→ Brief: Every line of the material is to be quoted verbatim, minus the pictures.

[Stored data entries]
-------

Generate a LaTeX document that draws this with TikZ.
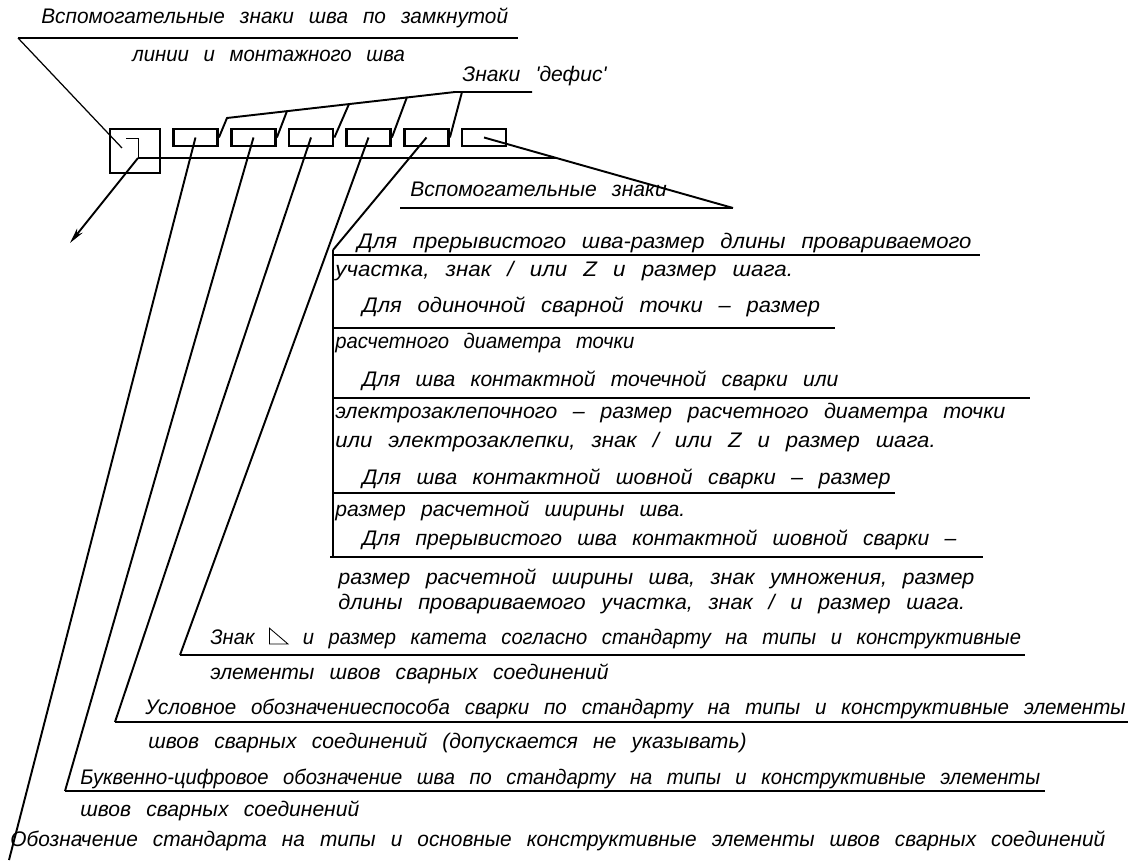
\documentclass[tikz,border=0pt]{standalone}
\usepackage{fontspec}
\setmainfont{Liberation Sans}
\newfontfamily\gostfont{Liberation Sans}[WordSpace=2.6]
\usetikzlibrary{positioning,arrows.meta}
\newcommand\gost{\gostfont\itshape\fontsize{12}{14}\selectfont}
\newcommand\katet{\tikz[baseline=0pt]\draw[line width=0.5pt] (0pt,0pt) -- (0pt,9pt) -- (11pt,0pt) -- cycle;}

\begin{document}
\begin{tikzpicture}[x=0.02cm, y=-0.02cm,
    shelf/.style={line width=1.6pt},
    lead/.style={line width=1.1pt},
    thinlead/.style={line width=0.7pt},
    cell/.style={draw, line width=1.6pt, minimum width=0.88cm, minimum height=0.34cm, inner sep=0pt},
    txt/.style={anchor=base west, inner sep=0pt, font=\gost, xscale=#1},
    txt/.default=1]
\useasboundingbox (0,0) rectangle (1128,861);

% weld symbol boxes
\node[cell, minimum width=1cm, minimum height=0.88cm] (zm) at (135,151) {};
\foreach \i/\x in {1/195.5,2/253.5,3/311,4/368.5,5/426.5,6/484}
    \node[cell] (z\i) at (\x,137.5) {};

\coordinate (o) at (138,158);
\coordinate (m) at (557,158);
\coordinate (k) at (122,148);
\coordinate (a) at (70,243);
\draw[shelf] (o) -- (m);
\draw[line width=0.5pt] (126,138) -- (138,138) -- (o);
\draw[lead, -{Stealth[length=9pt,width=4pt]}] (o) -- (a);

% top note
\node[txt=0.985] (t1) at (41,24) {Вспомогательные знаки шва по замкнутой};
\node[txt=0.965] (t2) at (132,62) {линии и монтажного шва};
\coordinate (s0) at (18,38);
\draw[shelf] (s0) -- (518,38);
\draw[thinlead] (s0) -- (k);

% hyphen signs
\node[txt] (t3) at (462,82) {Знаки 'дефис'};
\draw[lead] (z1.east) -- (227,118) -- (455,92) -- (532,92);
\foreach \k/\x/\y in {2/287/111, 3/349/104, 4/407/97, 5/462/92}
    \draw[lead] (z\k.east) -- (\x,\y);

% auxiliary signs
\node[txt] (t4) at (410,197) {Вспомогательные знаки};
\coordinate (ua) at (733,208);
\draw[shelf] (400,208) -- (ua);
\draw[lead] (z6.center) -- (ua);

% bracket of dimensions
\coordinate (bar) at (333,250);
\draw[shelf] (bar) -- (333,557);
\draw[lead] (z5.center) -- (bar);
\draw[shelf] (333,255) -- (980,255);
\draw[shelf] (333,328) -- (835,328);
\draw[shelf] (333,398) -- (1030,398);
\draw[shelf] (333,493) -- (895,493);
\draw[shelf] (330,557) -- (983,557);
\node[txt=1.045] (t5) at (357,249) {Для прерывистого шва-размер длины провариваемого};
\node[txt=1.06] (t6) at (335,276) {участка, знак / или Z и размер шага.};
\node[txt=1.04] (t7) at (362,313) {Для одиночной сварной точки – размер};
\node[txt=0.96] (t8) at (335,348) {расчетного диаметра точки};
\node[txt] (t9) at (362,386) {Для шва контактной точечной сварки или};
\node[txt=1.02] (t10) at (335,418) {электрозаклепочного – размер расчетного диаметра точки};
\node[txt=1.05] (t11) at (335,447) {или электрозаклепки, знак / или Z и размер шага.};
\node[txt=1.02] (t12) at (362,484) {Для шва контактной шовной сварки – размер};
\node[txt] (t13) at (335,516) {размер расчетной ширины шва.};
\node[txt] (t14) at (362,545) {Для прерывистого шва контактной шовной сварки –};
\node[txt=1.02] (t15) at (338,584) {размер расчетной ширины шва, знак умножения, размер};
\node[txt=1.03] (t16) at (338,609) {длины провариваемого участка, знак / и размер шага.};

% lower notes
\coordinate (u6) at (180,655);
\coordinate (u7) at (115,722);
\coordinate (u8) at (65,791);
\coordinate (u9) at (9,860);
\draw[shelf] (u6) -- (1025,655);
\draw[shelf] (u7) -- (1128,722);
\draw[shelf] (u8) -- (1045,791);
\draw[lead] (z4.center) -- (u6);
\draw[lead] (z3.center) -- (u7);
\draw[lead] (z2.center) -- (u8);
\draw[lead] (z1.center) -- (u9);
\node[txt=0.956] (t17) at (210,644) {Знак \katet\ и размер катета согласно стандарту на типы и конструктивные};
\node[txt] (t18) at (210,679) {элементы швов сварных соединений};
\node[txt=0.975] (t19) at (145,714) {Условное обозначениеспособа сварки по стандарту на типы и конструктивные элементы};
\node[txt] (t20) at (148,748) {швов сварных соединений (допускается не указывать)};
\node[txt=0.957] (t21) at (80,784) {Буквенно-цифровое обозначение шва по стандарту на типы и конструктивные элементы};
\node[txt] (t22) at (80,816) {швов сварных соединений};
\node[txt=0.988] (t23) at (10,846) {Обозначение стандарта на типы и основные конструктивные элементы швов сварных соединений};
\end{tikzpicture}
\end{document}
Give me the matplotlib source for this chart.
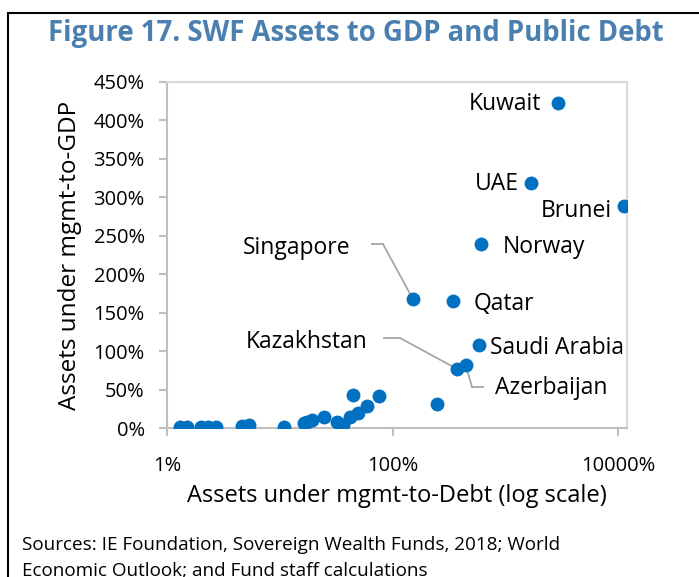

-------

→ Written answer:
Generate a LaTeX document that draws this with TikZ.
\documentclass[tikz,border=0pt]{standalone}
\usepackage{fontspec}
\setmainfont{Liberation Sans}
\newfontfamily\gostfont{Liberation Sans}[WordSpace=2.6]
\usetikzlibrary{positioning,arrows.meta}
\newcommand\gost{\gostfont\itshape\fontsize{12}{14}\selectfont}
\newcommand\katet{\tikz[baseline=0pt]\draw[line width=0.5pt] (0pt,0pt) -- (0pt,9pt) -- (11pt,0pt) -- cycle;}

\begin{document}
\begin{tikzpicture}[x=0.02cm, y=-0.02cm,
    shelf/.style={line width=1.6pt},
    lead/.style={line width=1.1pt},
    thinlead/.style={line width=0.7pt},
    cell/.style={draw, line width=1.6pt, minimum width=0.88cm, minimum height=0.34cm, inner sep=0pt},
    txt/.style={anchor=base west, inner sep=0pt, font=\gost, xscale=#1},
    txt/.default=1]
\useasboundingbox (0,0) rectangle (1128,861);

% weld symbol boxes
\node[cell, minimum width=1cm, minimum height=0.88cm] (zm) at (135,151) {};
\foreach \i/\x in {1/195.5,2/253.5,3/311,4/368.5,5/426.5,6/484}
    \node[cell] (z\i) at (\x,137.5) {};

\coordinate (o) at (138,158);
\coordinate (m) at (557,158);
\coordinate (k) at (122,148);
\coordinate (a) at (70,243);
\draw[shelf] (o) -- (m);
\draw[line width=0.5pt] (126,138) -- (138,138) -- (o);
\draw[lead, -{Stealth[length=9pt,width=4pt]}] (o) -- (a);

% top note
\node[txt=0.985] (t1) at (41,24) {Вспомогательные знаки шва по замкнутой};
\node[txt=0.965] (t2) at (132,62) {линии и монтажного шва};
\coordinate (s0) at (18,38);
\draw[shelf] (s0) -- (518,38);
\draw[thinlead] (s0) -- (k);

% hyphen signs
\node[txt] (t3) at (462,82) {Знаки 'дефис'};
\draw[lead] (z1.east) -- (227,118) -- (455,92) -- (532,92);
\foreach \k/\x/\y in {2/287/111, 3/349/104, 4/407/97, 5/462/92}
    \draw[lead] (z\k.east) -- (\x,\y);

% auxiliary signs
\node[txt] (t4) at (410,197) {Вспомогательные знаки};
\coordinate (ua) at (733,208);
\draw[shelf] (400,208) -- (ua);
\draw[lead] (z6.center) -- (ua);

% bracket of dimensions
\coordinate (bar) at (333,250);
\draw[shelf] (bar) -- (333,557);
\draw[lead] (z5.center) -- (bar);
\draw[shelf] (333,255) -- (980,255);
\draw[shelf] (333,328) -- (835,328);
\draw[shelf] (333,398) -- (1030,398);
\draw[shelf] (333,493) -- (895,493);
\draw[shelf] (330,557) -- (983,557);
\node[txt=1.045] (t5) at (357,249) {Для прерывистого шва-размер длины провариваемого};
\node[txt=1.06] (t6) at (335,276) {участка, знак / или Z и размер шага.};
\node[txt=1.04] (t7) at (362,313) {Для одиночной сварной точки – размер};
\node[txt=0.96] (t8) at (335,348) {расчетного диаметра точки};
\node[txt] (t9) at (362,386) {Для шва контактной точечной сварки или};
\node[txt=1.02] (t10) at (335,418) {электрозаклепочного – размер расчетного диаметра точки};
\node[txt=1.05] (t11) at (335,447) {или электрозаклепки, знак / или Z и размер шага.};
\node[txt=1.02] (t12) at (362,484) {Для шва контактной шовной сварки – размер};
\node[txt] (t13) at (335,516) {размер расчетной ширины шва.};
\node[txt] (t14) at (362,545) {Для прерывистого шва контактной шовной сварки –};
\node[txt=1.02] (t15) at (338,584) {размер расчетной ширины шва, знак умножения, размер};
\node[txt=1.03] (t16) at (338,609) {длины провариваемого участка, знак / и размер шага.};

% lower notes
\coordinate (u6) at (180,655);
\coordinate (u7) at (115,722);
\coordinate (u8) at (65,791);
\coordinate (u9) at (9,860);
\draw[shelf] (u6) -- (1025,655);
\draw[shelf] (u7) -- (1128,722);
\draw[shelf] (u8) -- (1045,791);
\draw[lead] (z4.center) -- (u6);
\draw[lead] (z3.center) -- (u7);
\draw[lead] (z2.center) -- (u8);
\draw[lead] (z1.center) -- (u9);
\node[txt=0.956] (t17) at (210,644) {Знак \katet\ и размер катета согласно стандарту на типы и конструктивные};
\node[txt] (t18) at (210,679) {элементы швов сварных соединений};
\node[txt=0.975] (t19) at (145,714) {Условное обозначениеспособа сварки по стандарту на типы и конструктивные элементы};
\node[txt] (t20) at (148,748) {швов сварных соединений (допускается не указывать)};
\node[txt=0.957] (t21) at (80,784) {Буквенно-цифровое обозначение шва по стандарту на типы и конструктивные элементы};
\node[txt] (t22) at (80,816) {швов сварных соединений};
\node[txt=0.988] (t23) at (10,846) {Обозначение стандарта на типы и основные конструктивные элементы швов сварных соединений};
\end{tikzpicture}
\end{document}
Give me the matplotlib source for this chart.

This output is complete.